(3 of 4)
ONCE AGAIN (RCA Victor). Ethel Ennis combines qualities found together less often than one would expect: natural musicality and an appealing voice. She seems to have narrow interests (Like Love, Wild Is Love, Love for Sale), but she has a way of setting a soft ballad floating for miles and then conducting a sultry, teasing tète-á-tète.
RITA PAVONE (RCA Victor). The U.S. wantonly sent rock 'n' roll rockin' round the globe, and now it's coming back from every quarter. Following the British contributions comes Italy's teen star, Rita Pavone. who looks like Jackie Coogan and who sings about various minor emotional mix-ups with a strong voice, weak English, and a peculiar Latin fury more suitable for political denunciations. She makes her opposite number in the U.S., 18-year-old Lesley Gore (Boys, Boys, Boys; Mercury) sound like a singing nun.
CINEMA
THAT MAN FROM RIO. Jean-Paul Belmondo ducks poisoned darts, outwits mad scientists, and narrowly escapes a Brazilian crocodile in Director Philippe de Broca's wonderfully wacky parody of all the adventure movies ever made.

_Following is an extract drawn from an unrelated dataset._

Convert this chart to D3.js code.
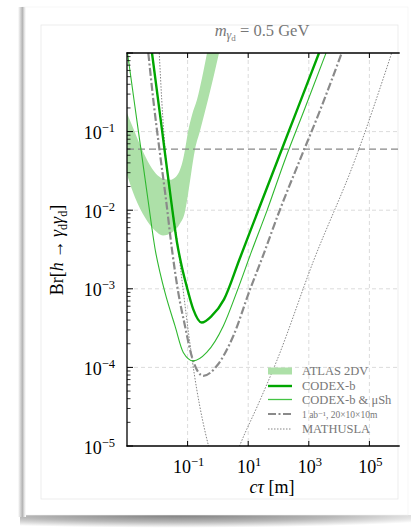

YESTERDAY, TODAY AND TOMORROW. Sophia Loren separates the men from the boys in three racy Italian fables directed with gusto by Vittorio De Sica. All three men are Marcello Mastroianni.
THE ORGANIZER. Marcello Mastroianni is superb as a scraggly 19th century revolutionary in this timeless, beautifully photographed, warmly human drama about workers who finally get up the nerve to strike against sweatshop living in a Turin textile mill.
THE NIGHT WATCH. Five prisoners trying to dig their way out of a cell unearth some bitter truths about the nature of freedom in this agonizing thriller from France.
FROM RUSSIA WITH LOVE. This dry spoof of Ian Fleming's fiction follows Secret Agent 007 (Sean Connery) to Istanbul, where wine, women and wrongs are swiftly and impeccably Bonded.
THE WORLD OF HENRY ORIENT. A pair of teen-age furies, Tippy Walker and Merrie Spaeth, pursue Pianist Peter Sellers around Manhattan with hilarious results.
THE SERVANT. Director Joseph Losey's smooth, spooky essay on class distinction in Britain casts Dirk Bogarde as the malicious valet who slyly cons his master out of his proper place.
NOTHING BUT THE BEST. In this cheeky, stylish, often mordantly funny variation on Room at the Top, an aristocratic wastrel (Denholm Elliott) teaches a lowly British clerk (Alan Bates) how to attain Establishment status.
THE SILENCE. Lightning bolts of Ingmar Bergman's genius illuminate a dark, chilling allegory in which two women and a child travel to a city abounding in lust, loneliness and death.
BOOKS
Best Reading
RAINER MARIA RILKE, THE YEARS IN SWITZERLAND, by J.R. von Salis. From an eventless life spent alone, Rilke drew lyric and contemplative poems that have made him a source of modern thought as well as modern poetry. Von Salis retraces what he can find of Rilke's life and describes the few people (all women) who influenced it.